» Written instruction:
All lines in the data bearing the string "that" should be identified and copied.

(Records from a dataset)
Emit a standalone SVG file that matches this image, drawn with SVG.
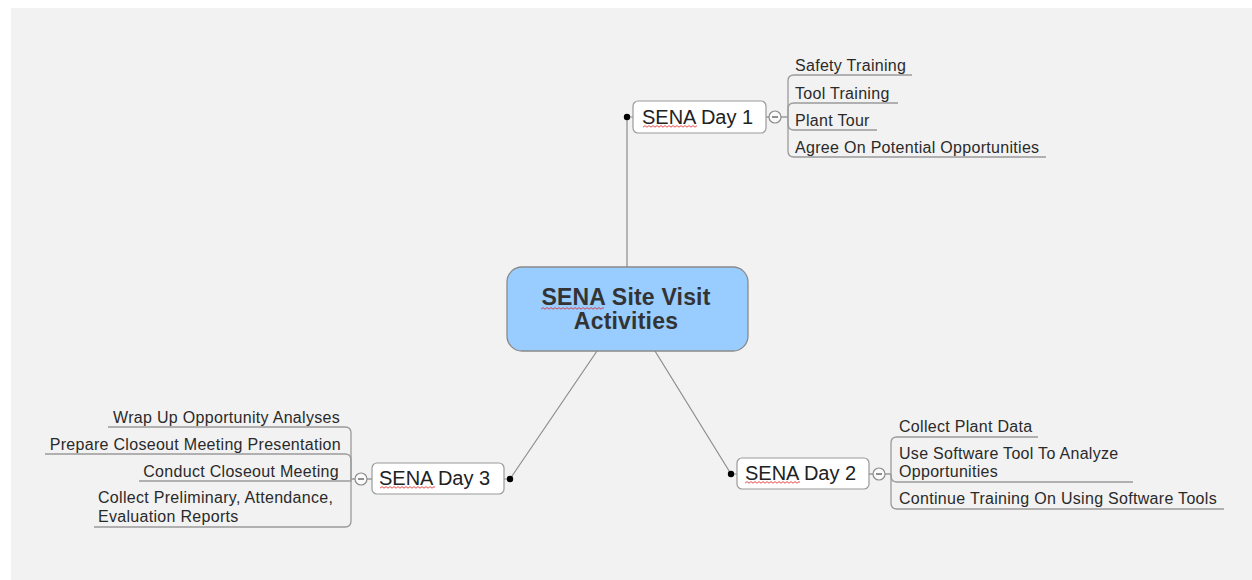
<svg xmlns="http://www.w3.org/2000/svg" width="1252" height="580" viewBox="0 0 1252 580">
  <style>
    .bg { fill: #f2f2f2; }
    .link { fill: none; stroke: #8c8c8c; stroke-width: 1.2; }
    .branch { fill: none; stroke: #9a9a9a; stroke-width: 1.3; }
    .dot { fill: #000; }
    .toggle { fill: #fafafa; stroke: #8c8c8c; stroke-width: 1.2; }
    .minus { stroke: #555; stroke-width: 1.3; }
    .topic { fill: #ffffff; stroke: #9a9a9a; stroke-width: 1.2; }
    .central { fill: #99ccff; stroke: #8a8a8a; stroke-width: 1.3; }
    .t-central { font-family: "Liberation Sans", Arial, sans-serif; font-size: 23px; font-weight: bold; fill: #333333; text-anchor: middle; letter-spacing: 0.2px; }
    .t-topic { font-family: "Liberation Sans", Arial, sans-serif; font-size: 20px; fill: #222222; }
    .t-sub { font-family: "Liberation Sans", Arial, sans-serif; font-size: 16px; fill: #2a2a2a; letter-spacing: 0.3px; }
    .t-end { text-anchor: end; }
  </style>
  <defs>
    <!-- spell-check squiggle tile -->
    <pattern id="squiggle" patternUnits="userSpaceOnUse" width="4" height="3">
      <path d="M0,2.2 L2,0.6 L4,2.2" fill="none" stroke="#e02020" stroke-width="0.8"/>
    </pattern>
  </defs>

  <rect x="0" y="0" width="1252" height="580" fill="#ffffff"/>
  <rect class="bg" x="11" y="8" width="1241" height="572"/>

  <!-- connectors -->
  <g id="connectors">
    <!-- central to main topics -->
    <path class="link" d="M627,267 V117 H633"/>
    <path class="link" d="M655,351 L731,474 H737"/>
    <path class="link" d="M597,351 L510,479 H504"/>

    <!-- Day 1 branches -->
    <path class="branch" d="M766,117 H769 M781,117 H788"/>
    <path class="branch" d="M788,117 V81 Q788,75 794,75 H912"/>
    <path class="branch" d="M788,117 V109 Q788,103 794,103 H898"/>
    <path class="branch" d="M788,117 V124 Q788,130 794,130 H877"/>
    <path class="branch" d="M788,117 V151 Q788,157 794,157 H1046"/>

    <!-- Day 2 branches -->
    <path class="branch" d="M869,474 H873 M885,474 H891"/>
    <path class="branch" d="M891,474 V443 Q891,437 897,437 H1038"/>
    <path class="branch" d="M891,474 V476 Q891,482 897,482 H1133"/>
    <path class="branch" d="M891,474 V503 Q891,509 897,509 H1224"/>

    <!-- Day 3 branches -->
    <path class="branch" d="M372,479 H367 M355,479 H351"/>
    <path class="branch" d="M351,479 V433 Q351,427 345,427 H108"/>
    <path class="branch" d="M351,479 V460 Q351,454 345,454 H45"/>
    <path class="branch" d="M351,479 V481 H139"/>
    <path class="branch" d="M351,479 V521 Q351,527 345,527 H94"/>
  </g>

  <!-- central topic -->
  <g id="central">
    <rect class="central" x="507" y="267" width="241" height="84" rx="15" ry="15"/>
    <text class="t-central" x="626" y="305">SENA Site Visit</text>
    <text class="t-central" x="626" y="329">Activities</text>
    <g transform="translate(541,307)"><rect width="63" height="3" fill="url(#squiggle)"/></g>
  </g>

  <!-- SENA Day 1 -->
  <g id="day1">
    <circle class="dot" cx="627" cy="117" r="3.2"/>
    <rect class="topic" x="633" y="101" width="133" height="32" rx="5" ry="5"/>
    <text class="t-topic" x="642" y="124">SENA Day 1</text>
    <g transform="translate(643,125)"><rect width="54" height="3" fill="url(#squiggle)"/></g>
    <circle class="toggle" cx="775" cy="117" r="6"/>
    <line class="minus" x1="772" y1="117" x2="778" y2="117"/>
  </g>
  <g id="day1-safety"><text class="t-sub" x="795" y="71">Safety Training</text></g>
  <g id="day1-tool"><text class="t-sub" x="795" y="99">Tool Training</text></g>
  <g id="day1-plant"><text class="t-sub" x="795" y="126">Plant Tour</text></g>
  <g id="day1-agree"><text class="t-sub" x="795" y="153">Agree On Potential Opportunities</text></g>

  <!-- SENA Day 2 -->
  <g id="day2">
    <circle class="dot" cx="731" cy="474" r="3.2"/>
    <rect class="topic" x="737" y="458" width="132" height="31" rx="5" ry="5"/>
    <text class="t-topic" x="745" y="480">SENA Day 2</text>
    <g transform="translate(745,481)"><rect width="55" height="3" fill="url(#squiggle)"/></g>
    <circle class="toggle" cx="879" cy="474" r="6"/>
    <line class="minus" x1="876" y1="474" x2="882" y2="474"/>
  </g>
  <g id="day2-collect"><text class="t-sub" x="899" y="432">Collect Plant Data</text></g>
  <g id="day2-software">
    <text class="t-sub" x="899" y="459">Use Software Tool To Analyze</text>
    <text class="t-sub" x="899" y="477">Opportunities</text>
  </g>
  <g id="day2-training"><text class="t-sub" x="899" y="504">Continue Training On Using Software Tools</text></g>

  <!-- SENA Day 3 -->
  <g id="day3">
    <circle class="dot" cx="510" cy="479" r="3.2"/>
    <rect class="topic" x="372" y="463" width="132" height="31" rx="5" ry="5"/>
    <text class="t-topic" x="379" y="485">SENA Day 3</text>
    <g transform="translate(380,486)"><rect width="55" height="3" fill="url(#squiggle)"/></g>
    <circle class="toggle" cx="361" cy="479" r="6"/>
    <line class="minus" x1="358" y1="479" x2="364" y2="479"/>
  </g>
  <g id="day3-wrap"><text class="t-sub t-end" x="340" y="423">Wrap Up Opportunity Analyses</text></g>
  <g id="day3-prepare"><text class="t-sub t-end" x="341" y="450">Prepare Closeout Meeting Presentation</text></g>
  <g id="day3-conduct"><text class="t-sub t-end" x="339" y="477">Conduct Closeout Meeting</text></g>
  <g id="day3-reports">
    <text class="t-sub" x="98" y="503">Collect Preliminary, Attendance,</text>
    <text class="t-sub" x="98" y="522">Evaluation Reports</text>
  </g>
</svg>
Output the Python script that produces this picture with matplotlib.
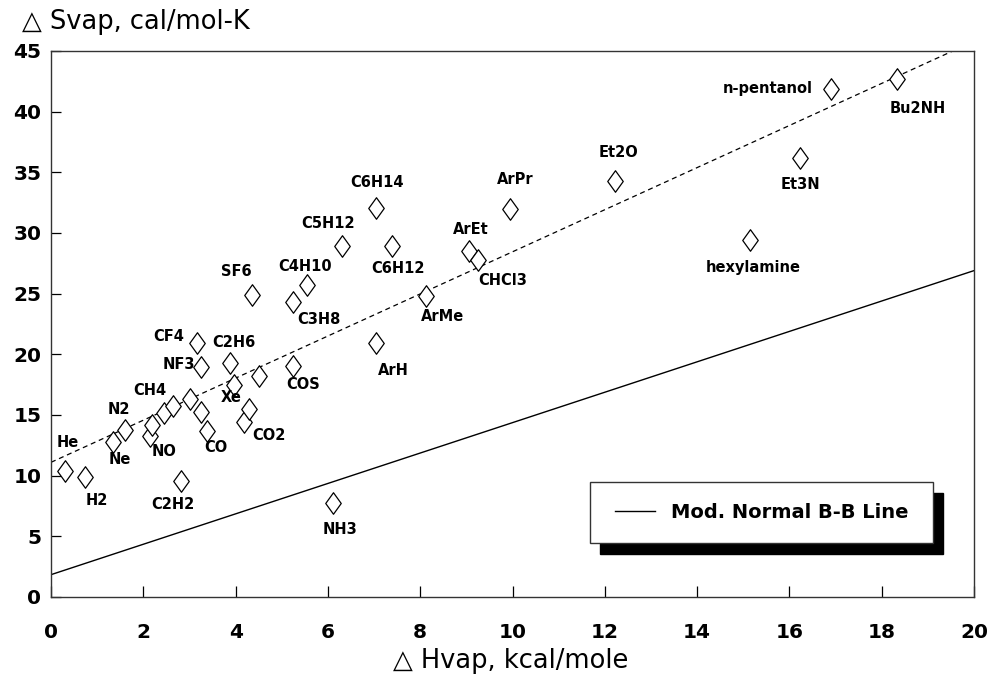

» Written response:
Emit a standalone SVG file that matches this image, drawn with SVG.
Output the Python script that produces this picture with matplotlib.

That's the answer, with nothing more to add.